Read the lines that follow and tally those with the word "document"; give the number and nothing else.
[START STORED ROWS]
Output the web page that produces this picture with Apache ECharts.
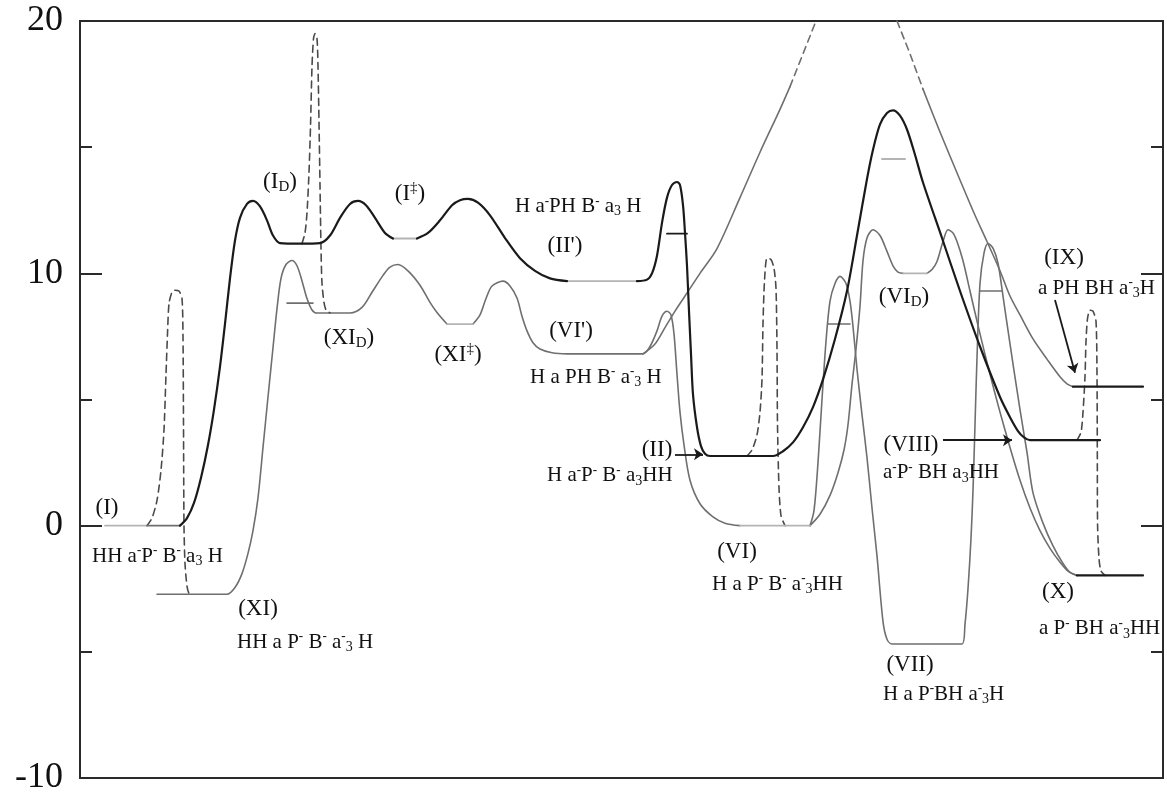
[END STORED ROWS]
[START STORED ROWS]
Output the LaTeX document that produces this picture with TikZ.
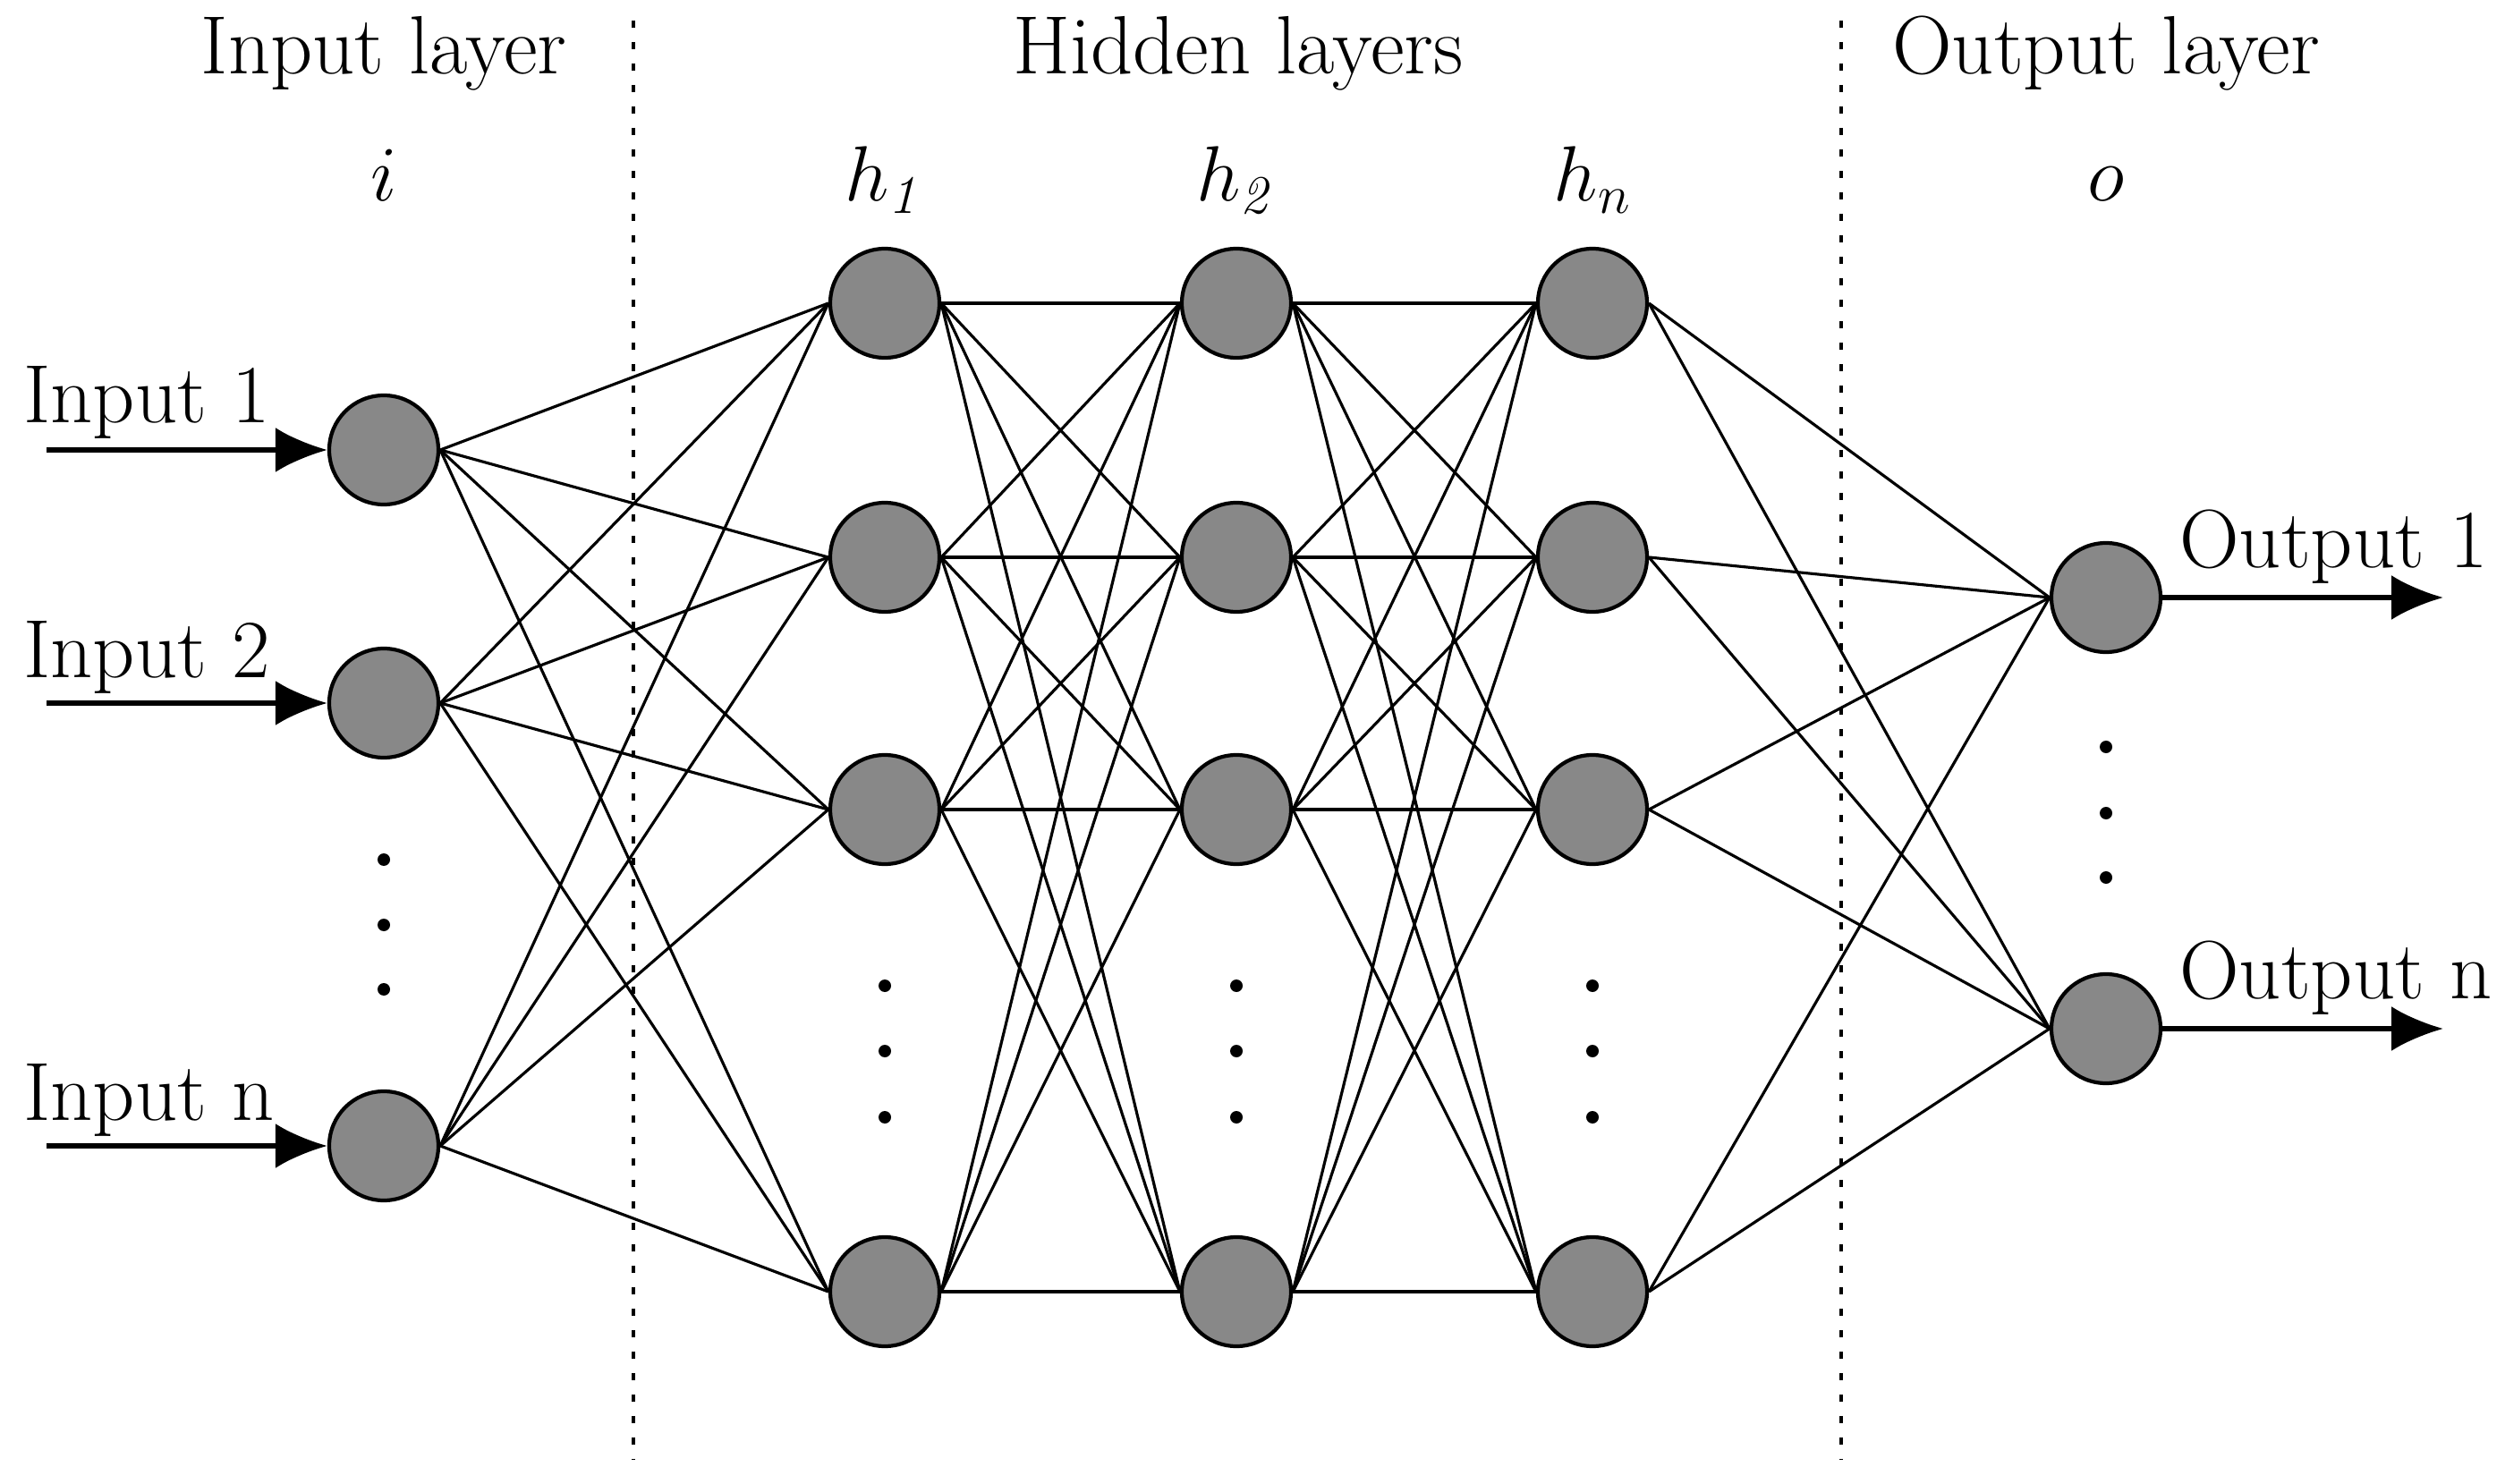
[END STORED ROWS]
[START STORED ROWS]
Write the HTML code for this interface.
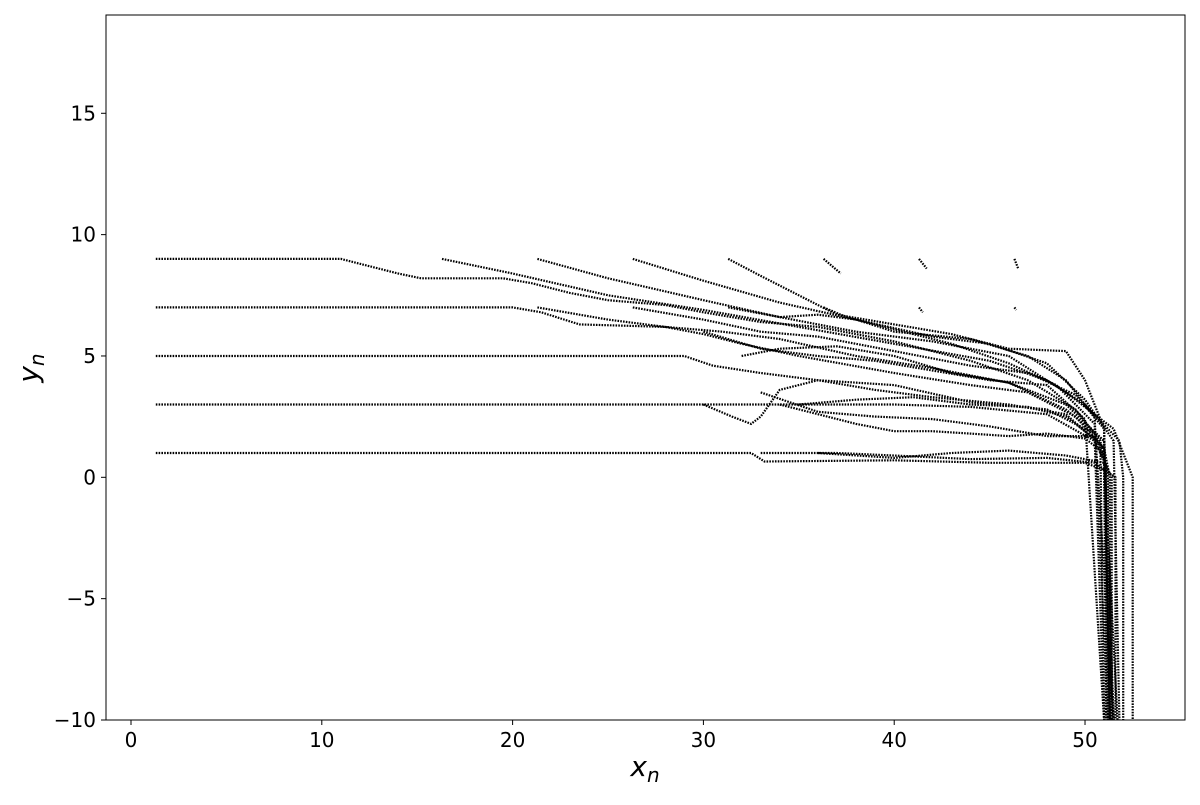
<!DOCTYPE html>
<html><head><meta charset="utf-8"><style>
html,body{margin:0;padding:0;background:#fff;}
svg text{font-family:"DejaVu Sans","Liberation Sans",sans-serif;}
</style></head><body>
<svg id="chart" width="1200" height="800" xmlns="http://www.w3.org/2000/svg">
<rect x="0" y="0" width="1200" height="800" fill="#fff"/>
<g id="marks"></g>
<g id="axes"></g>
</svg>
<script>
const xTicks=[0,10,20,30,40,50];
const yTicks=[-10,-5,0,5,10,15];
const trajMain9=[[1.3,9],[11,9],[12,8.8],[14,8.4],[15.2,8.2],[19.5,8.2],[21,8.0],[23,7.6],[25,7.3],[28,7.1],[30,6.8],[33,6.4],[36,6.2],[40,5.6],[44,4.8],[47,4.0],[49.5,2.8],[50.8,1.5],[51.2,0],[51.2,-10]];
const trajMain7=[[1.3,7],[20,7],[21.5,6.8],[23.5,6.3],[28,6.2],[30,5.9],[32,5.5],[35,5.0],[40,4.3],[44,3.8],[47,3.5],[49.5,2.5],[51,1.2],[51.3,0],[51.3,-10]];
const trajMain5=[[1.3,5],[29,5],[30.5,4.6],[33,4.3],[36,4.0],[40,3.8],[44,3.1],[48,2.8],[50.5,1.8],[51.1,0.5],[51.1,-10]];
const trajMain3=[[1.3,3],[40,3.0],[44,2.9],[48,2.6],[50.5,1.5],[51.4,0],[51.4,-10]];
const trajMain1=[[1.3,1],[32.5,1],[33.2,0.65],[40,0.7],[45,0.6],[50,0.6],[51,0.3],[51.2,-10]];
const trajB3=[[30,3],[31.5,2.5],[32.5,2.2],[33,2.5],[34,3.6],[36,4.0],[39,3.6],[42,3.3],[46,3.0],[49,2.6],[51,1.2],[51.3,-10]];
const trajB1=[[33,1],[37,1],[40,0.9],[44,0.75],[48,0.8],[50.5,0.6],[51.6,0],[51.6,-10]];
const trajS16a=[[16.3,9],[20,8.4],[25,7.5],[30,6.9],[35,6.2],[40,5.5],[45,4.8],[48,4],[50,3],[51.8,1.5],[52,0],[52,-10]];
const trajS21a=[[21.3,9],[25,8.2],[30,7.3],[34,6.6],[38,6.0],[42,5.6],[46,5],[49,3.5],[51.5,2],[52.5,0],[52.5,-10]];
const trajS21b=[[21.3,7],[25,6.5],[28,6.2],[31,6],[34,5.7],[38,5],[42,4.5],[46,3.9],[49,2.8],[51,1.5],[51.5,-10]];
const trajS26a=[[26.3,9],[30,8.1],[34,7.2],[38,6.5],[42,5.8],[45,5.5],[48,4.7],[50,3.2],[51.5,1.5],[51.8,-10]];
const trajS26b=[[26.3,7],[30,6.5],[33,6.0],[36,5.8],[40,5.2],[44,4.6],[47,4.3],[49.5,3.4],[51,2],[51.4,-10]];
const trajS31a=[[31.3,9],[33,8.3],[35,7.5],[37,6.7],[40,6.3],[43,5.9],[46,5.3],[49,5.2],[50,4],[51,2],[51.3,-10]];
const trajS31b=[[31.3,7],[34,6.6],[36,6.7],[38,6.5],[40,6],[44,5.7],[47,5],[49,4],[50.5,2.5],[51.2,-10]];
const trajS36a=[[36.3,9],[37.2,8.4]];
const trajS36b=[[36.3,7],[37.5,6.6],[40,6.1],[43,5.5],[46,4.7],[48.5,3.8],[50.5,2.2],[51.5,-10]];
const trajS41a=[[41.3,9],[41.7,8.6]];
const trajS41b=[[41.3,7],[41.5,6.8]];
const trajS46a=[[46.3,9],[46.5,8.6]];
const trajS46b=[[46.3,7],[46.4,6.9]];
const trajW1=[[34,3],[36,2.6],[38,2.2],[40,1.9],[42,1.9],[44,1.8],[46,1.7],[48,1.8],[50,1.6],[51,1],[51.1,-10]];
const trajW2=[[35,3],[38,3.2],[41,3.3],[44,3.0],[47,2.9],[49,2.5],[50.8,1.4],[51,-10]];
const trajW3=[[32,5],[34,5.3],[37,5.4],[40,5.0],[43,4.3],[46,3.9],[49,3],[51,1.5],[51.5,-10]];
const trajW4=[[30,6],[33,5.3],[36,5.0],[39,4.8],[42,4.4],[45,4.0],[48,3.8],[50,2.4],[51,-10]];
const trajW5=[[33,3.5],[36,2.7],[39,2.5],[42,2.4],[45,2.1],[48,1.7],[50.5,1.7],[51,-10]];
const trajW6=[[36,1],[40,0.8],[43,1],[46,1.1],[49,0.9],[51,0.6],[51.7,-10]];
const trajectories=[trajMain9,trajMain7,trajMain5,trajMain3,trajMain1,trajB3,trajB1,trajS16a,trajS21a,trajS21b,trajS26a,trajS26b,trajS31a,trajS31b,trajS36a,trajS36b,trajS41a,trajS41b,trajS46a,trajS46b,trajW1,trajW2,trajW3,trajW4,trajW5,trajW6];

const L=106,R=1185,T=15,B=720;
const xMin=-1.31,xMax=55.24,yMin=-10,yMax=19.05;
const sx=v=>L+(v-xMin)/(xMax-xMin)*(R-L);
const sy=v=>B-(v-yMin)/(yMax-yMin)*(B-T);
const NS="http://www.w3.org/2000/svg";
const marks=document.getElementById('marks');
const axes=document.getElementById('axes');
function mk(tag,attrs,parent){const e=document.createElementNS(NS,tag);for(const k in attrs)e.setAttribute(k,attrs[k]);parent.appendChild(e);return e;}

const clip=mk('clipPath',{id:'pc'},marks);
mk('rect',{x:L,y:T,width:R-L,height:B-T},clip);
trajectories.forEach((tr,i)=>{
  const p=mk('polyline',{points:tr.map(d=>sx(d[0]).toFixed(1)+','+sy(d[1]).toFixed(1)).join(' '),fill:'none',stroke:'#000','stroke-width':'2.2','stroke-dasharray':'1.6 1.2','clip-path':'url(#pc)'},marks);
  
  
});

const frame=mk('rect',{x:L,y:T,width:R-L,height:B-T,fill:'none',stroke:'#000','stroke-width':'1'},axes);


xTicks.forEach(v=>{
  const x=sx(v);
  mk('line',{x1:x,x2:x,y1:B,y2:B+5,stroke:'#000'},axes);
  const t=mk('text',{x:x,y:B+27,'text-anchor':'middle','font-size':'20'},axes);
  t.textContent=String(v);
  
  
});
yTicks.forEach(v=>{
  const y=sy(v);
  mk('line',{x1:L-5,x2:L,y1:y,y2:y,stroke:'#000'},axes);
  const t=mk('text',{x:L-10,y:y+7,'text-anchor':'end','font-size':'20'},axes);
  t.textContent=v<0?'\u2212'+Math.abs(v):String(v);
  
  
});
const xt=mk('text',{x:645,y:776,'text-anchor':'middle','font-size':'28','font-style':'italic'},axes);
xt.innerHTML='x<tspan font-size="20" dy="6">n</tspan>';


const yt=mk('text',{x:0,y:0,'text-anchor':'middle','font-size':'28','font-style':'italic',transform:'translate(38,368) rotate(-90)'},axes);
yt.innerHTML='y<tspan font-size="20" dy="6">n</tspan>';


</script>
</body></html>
[END STORED ROWS]
*RESPONSE FOR THIS EXERCISE*:
4